For my third blog installment on graphic formats, I will go over raster graphics.
Have you ever noticed when you zoom into an image or try to make one bigger that it gets grainy or pixelated or when you print some images they print blurrier than they appear on your screen? That is because these images are raster graphics and are a set size based on the number of pixels it contains and how dense those pixels are on a grid.
Typically, the size is measured in dots per inch (DPI) or pixels per inch (PPI), which are essentially the same thing. As I discussed in Part I of this series, 72 DPI is typically referred to as a low-resolution image and is more commonly used in digital/web formats. 72 DPI images do not work well in print formats. Instead 300 DPI resolution is best for print and is considered high resolution.

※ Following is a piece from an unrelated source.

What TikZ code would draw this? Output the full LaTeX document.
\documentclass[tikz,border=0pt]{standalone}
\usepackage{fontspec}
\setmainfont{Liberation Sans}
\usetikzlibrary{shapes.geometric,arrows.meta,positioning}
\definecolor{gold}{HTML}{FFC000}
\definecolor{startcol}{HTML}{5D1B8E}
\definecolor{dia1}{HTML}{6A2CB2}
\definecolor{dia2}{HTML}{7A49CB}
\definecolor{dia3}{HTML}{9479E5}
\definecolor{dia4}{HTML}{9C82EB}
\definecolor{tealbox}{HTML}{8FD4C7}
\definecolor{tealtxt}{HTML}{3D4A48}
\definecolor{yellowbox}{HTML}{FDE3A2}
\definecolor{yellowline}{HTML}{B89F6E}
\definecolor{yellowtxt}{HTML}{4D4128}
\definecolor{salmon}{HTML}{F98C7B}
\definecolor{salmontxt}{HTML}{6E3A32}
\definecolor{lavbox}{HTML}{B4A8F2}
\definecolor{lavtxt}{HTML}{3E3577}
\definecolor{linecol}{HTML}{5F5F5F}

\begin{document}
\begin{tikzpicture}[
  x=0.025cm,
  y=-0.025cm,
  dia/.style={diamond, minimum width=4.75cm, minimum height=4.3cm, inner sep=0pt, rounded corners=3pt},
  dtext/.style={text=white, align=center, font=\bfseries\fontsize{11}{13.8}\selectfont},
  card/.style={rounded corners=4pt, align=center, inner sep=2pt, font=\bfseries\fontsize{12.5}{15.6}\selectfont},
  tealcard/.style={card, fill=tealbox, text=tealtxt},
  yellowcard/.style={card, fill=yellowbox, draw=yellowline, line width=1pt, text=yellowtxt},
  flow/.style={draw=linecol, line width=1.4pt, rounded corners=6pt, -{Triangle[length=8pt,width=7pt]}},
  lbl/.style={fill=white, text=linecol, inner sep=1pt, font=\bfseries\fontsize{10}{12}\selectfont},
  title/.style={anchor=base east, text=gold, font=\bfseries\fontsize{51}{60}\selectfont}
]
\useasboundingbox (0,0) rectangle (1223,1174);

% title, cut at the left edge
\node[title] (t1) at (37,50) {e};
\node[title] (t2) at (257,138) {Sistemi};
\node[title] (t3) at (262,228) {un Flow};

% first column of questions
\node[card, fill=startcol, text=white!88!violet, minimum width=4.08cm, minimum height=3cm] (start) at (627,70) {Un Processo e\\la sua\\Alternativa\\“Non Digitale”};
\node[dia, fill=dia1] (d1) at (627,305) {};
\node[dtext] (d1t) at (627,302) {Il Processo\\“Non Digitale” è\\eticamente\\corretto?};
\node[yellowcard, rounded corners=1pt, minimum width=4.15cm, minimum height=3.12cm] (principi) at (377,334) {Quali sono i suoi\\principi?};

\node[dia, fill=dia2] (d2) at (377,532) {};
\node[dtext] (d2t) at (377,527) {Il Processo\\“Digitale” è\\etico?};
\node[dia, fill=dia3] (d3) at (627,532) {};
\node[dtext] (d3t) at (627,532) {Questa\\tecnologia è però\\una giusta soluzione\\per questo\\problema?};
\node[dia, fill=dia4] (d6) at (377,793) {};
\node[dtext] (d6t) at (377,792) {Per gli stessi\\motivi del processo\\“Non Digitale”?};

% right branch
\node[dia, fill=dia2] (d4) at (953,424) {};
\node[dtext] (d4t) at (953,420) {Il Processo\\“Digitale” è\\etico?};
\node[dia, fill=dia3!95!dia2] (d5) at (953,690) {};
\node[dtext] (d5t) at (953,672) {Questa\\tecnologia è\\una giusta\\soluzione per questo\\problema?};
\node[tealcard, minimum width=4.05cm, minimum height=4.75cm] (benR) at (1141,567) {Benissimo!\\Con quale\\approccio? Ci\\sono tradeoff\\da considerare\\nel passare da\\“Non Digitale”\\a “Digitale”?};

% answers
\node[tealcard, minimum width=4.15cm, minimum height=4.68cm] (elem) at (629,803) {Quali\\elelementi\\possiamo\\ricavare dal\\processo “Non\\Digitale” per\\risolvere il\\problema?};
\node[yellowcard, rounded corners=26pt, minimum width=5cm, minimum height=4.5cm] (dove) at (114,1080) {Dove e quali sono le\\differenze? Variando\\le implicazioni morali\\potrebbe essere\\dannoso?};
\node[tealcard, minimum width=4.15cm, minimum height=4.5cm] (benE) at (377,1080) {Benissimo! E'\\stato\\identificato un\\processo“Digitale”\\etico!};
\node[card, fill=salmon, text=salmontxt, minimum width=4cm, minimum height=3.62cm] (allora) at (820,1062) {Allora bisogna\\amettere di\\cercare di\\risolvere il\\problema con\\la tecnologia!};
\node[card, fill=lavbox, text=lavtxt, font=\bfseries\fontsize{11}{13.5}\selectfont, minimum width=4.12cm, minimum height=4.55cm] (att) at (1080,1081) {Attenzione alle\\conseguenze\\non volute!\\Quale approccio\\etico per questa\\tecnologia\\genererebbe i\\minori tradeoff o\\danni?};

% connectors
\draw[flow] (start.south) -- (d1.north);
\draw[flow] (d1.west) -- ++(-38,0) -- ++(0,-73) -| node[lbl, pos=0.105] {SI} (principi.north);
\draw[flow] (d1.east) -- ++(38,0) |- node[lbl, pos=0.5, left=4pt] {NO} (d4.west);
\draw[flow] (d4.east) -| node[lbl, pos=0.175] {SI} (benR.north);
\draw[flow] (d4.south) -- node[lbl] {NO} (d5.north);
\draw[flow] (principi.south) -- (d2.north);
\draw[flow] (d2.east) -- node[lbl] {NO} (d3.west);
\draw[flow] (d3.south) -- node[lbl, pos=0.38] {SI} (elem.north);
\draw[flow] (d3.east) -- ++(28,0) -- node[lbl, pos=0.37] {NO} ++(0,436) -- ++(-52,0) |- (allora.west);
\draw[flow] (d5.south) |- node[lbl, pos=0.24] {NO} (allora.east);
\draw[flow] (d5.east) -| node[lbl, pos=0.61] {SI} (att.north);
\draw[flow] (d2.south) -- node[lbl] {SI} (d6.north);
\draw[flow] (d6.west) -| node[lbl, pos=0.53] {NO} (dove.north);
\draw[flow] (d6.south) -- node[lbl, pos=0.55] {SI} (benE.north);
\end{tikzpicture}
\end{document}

Therefore, pulling images off the internet or using your snipping tool is not sufficient for quality, professional-looking print artwork (not to mention you likely are using an image to which you have zero rights, but that is a whole other blog topic). There is also no magic tool for adding pixels or converting a small, low-resolution image to a larger, higher-resolution image.

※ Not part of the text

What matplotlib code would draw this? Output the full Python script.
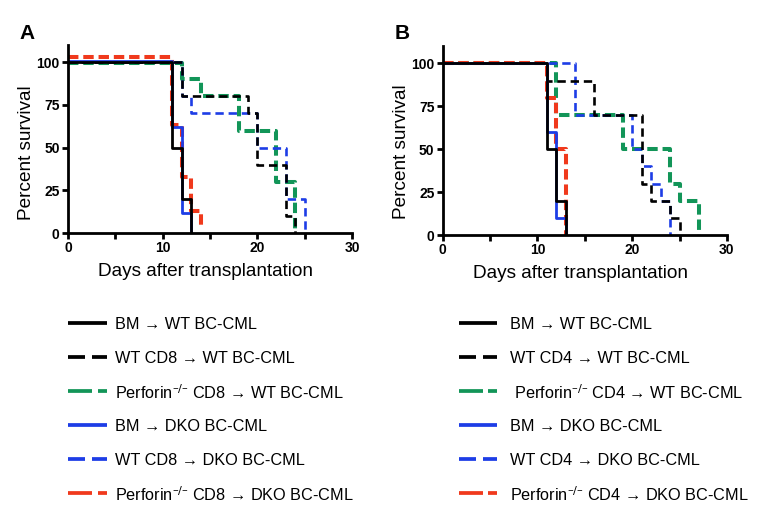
import matplotlib
matplotlib.use('Agg')
import matplotlib.pyplot as plt
from matplotlib.lines import Line2D

plt.rcParams['font.family'] = ['Liberation Sans', 'DejaVu Sans']
plt.rcParams['lines.scale_dashes'] = False

# Panel A: survival steps (days, percent survival)
a_bm_wt_days = [0, 11, 12, 13]
a_bm_wt_surv = [100, 50, 20, 0]
a_cd8_wt_days = [0, 12, 19, 20, 23, 24]
a_cd8_wt_surv = [100, 80, 70, 40, 10, 0]
a_perf_wt_days = [0, 12, 14, 18, 22, 24]
a_perf_wt_surv = [99.5, 90, 80, 60, 30, 0]
a_bm_dko_days = [0, 11, 12, 13]
a_bm_dko_surv = [101, 62, 12, 0]
a_cd8_dko_days = [0, 12, 13, 20, 23, 25]
a_cd8_dko_surv = [100, 80, 70, 50, 20, 0]
a_perf_dko_days = [0, 11, 12, 13, 14]
a_perf_dko_surv = [103, 63, 33, 13, 3]

# Panel B
b_bm_wt_days = [0, 11, 12, 13]
b_bm_wt_surv = [100, 50, 20, 0]
b_cd4_wt_days = [0, 11, 16, 21, 22, 24, 25]
b_cd4_wt_surv = [100, 90, 70, 30, 20, 10, 0]
b_perf_wt_days = [0, 12, 19, 24, 25, 27]
b_perf_wt_surv = [100, 70, 50, 30, 20, 0]
b_bm_dko_days = [0, 11, 12, 13]
b_bm_dko_surv = [100, 60, 10, 0]
b_cd4_dko_days = [0, 14, 20, 21, 22, 23, 24]
b_cd4_dko_surv = [100, 70, 50, 40, 30, 20, 0]
b_perf_dko_days = [0, 11, 12, 13]
b_perf_dko_surv = [100, 80, 50, 0]

labels_a = ['BM \u2192 WT BC-CML',
            'WT CD8 \u2192 WT BC-CML',
            'Perforin$^{\u2013/\u2013}$ CD8 \u2192 WT BC-CML',
            'BM \u2192 DKO BC-CML',
            'WT CD8 \u2192 DKO BC-CML',
            'Perforin$^{\u2013/\u2013}$ CD8 \u2192 DKO BC-CML']
labels_b = ['BM \u2192 WT BC-CML',
            'WT CD4 \u2192 WT BC-CML',
            ' Perforin$^{\u2013/\u2013}$ CD4 \u2192 WT BC-CML',
            'BM \u2192 DKO BC-CML',
            'WT CD4 \u2192 DKO BC-CML',
            'Perforin$^{\u2013/\u2013}$ CD4 \u2192 DKO BC-CML']

BLACK = '#000000'
GREEN = '#129558'
BLUE = '#1d3de6'
RED = '#f0391c'

# (color, dash pattern in points or None, linewidth) in legend order
styles = [
    (BLACK, None, 2.0),
    (BLACK, (6, 3.5), 1.9),
    (GREEN, (7.5, 3.5), 2.9),
    (BLUE, None, 2.0),
    (BLUE, (6, 3.5), 1.9),
    (RED, (7.5, 3.5), 2.9),
]
# legend handle pieces, as fractions of the handle length
legend_pieces = [
    [(0, 1)],
    [(0, 0.44), (0.62, 1)],
    [(0, 0.62), (0.77, 1)],
    [(0, 1)],
    [(0, 0.44), (0.62, 1)],
    [(0, 0.62), (0.77, 1)],
]

fig = plt.figure(figsize=(7.66, 5.19), dpi=100)
W, H = 766, 519


def draw_panel(rect, series, labels, letter, line_x, text_x, ylab_y):
    ax = fig.add_axes(rect)
    # draw order: green, blue dashed, black dashed, red, blue solid, black solid
    for i in [2, 4, 1, 5, 3, 0]:
        days, surv = series[i]
        c, d, lw = styles[i]
        ln, = ax.step(days, surv, where='post', color=c, lw=lw,
                      solid_capstyle='butt', dash_capstyle='butt')
        if d is not None:
            ln.set_dashes(d)
    ax.set_xlim(0, 30)
    ax.set_ylim(0, 110)
    ax.set_xticks([0, 10, 20, 30])
    ax.set_xticks([5, 15, 25], minor=True)
    ax.set_yticks([0, 25, 50, 75, 100])
    for s in ['top', 'right']:
        ax.spines[s].set_visible(False)
    for s in ['left', 'bottom']:
        ax.spines[s].set_linewidth(2.0)
    ax.tick_params(which='both', direction='out', width=2.0, length=4,
                   labelsize=10, pad=2)
    for t in ax.get_xticklabels() + ax.get_yticklabels():
        t.set_fontweight('bold')
    ax.set_xlabel('Days after transplantation', fontsize=13.7)
    ax.set_ylabel('Percent survival', fontsize=13.7)
    ax.xaxis.set_label_coords(0.485, -0.16)
    ax.yaxis.set_label_coords(-0.115, ylab_y)
    ax.text(-0.17, 1.115, letter, transform=ax.transAxes, fontsize=15,
            fontweight='bold', va='top', ha='left')

    # legend below the panel
    rows_y = [323, 357, 391, 425, 459, 493]
    x0, x1 = line_x
    for i, lab in enumerate(labels):
        c = styles[i][0]
        yf = 1 - rows_y[i] / H
        for a, b in legend_pieces[i]:
            xa = (x0 + a * (x1 - x0)) / W
            xb = (x0 + b * (x1 - x0)) / W
            fig.add_artist(Line2D([xa, xb], [yf, yf], color=c, lw=2.7,
                                  solid_capstyle='butt',
                                  transform=fig.transFigure))
        fig.text(text_x / W, yf, lab, fontsize=11.7, va='center_baseline', ha='left')
    return ax


series_a = [(a_bm_wt_days, a_bm_wt_surv), (a_cd8_wt_days, a_cd8_wt_surv),
            (a_perf_wt_days, a_perf_wt_surv), (a_bm_dko_days, a_bm_dko_surv),
            (a_cd8_dko_days, a_cd8_dko_surv), (a_perf_dko_days, a_perf_dko_surv)]
series_b = [(b_bm_wt_days, b_bm_wt_surv), (b_cd4_wt_days, b_cd4_wt_surv),
            (b_perf_wt_days, b_perf_wt_surv), (b_bm_dko_days, b_bm_dko_surv),
            (b_cd4_dko_days, b_cd4_dko_surv), (b_perf_dko_days, b_perf_dko_surv)]

draw_panel([0.0888, 0.551, 0.371, 0.362], series_a, labels_a, 'A', (68, 107), 115, 0.43)
draw_panel([0.578, 0.547, 0.371, 0.364], series_b, labels_b, 'B', (459, 497), 510, 0.44)

fig.savefig('out.png', dpi=100)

Common raster graphic file formats and uses are as follows:
JPEG (or JPG) - Joint Photographic Experts Group
JPEGs are very common, and probably the graphic file type with which most people are familiar. These images are a rectangular shape and have a non-transparent background, usually white for images that do not fill the entire rectangular space, such as a logo. JPEGs can be used for digital/web formats at a low-resolution as well as in print formats at a high-resolution.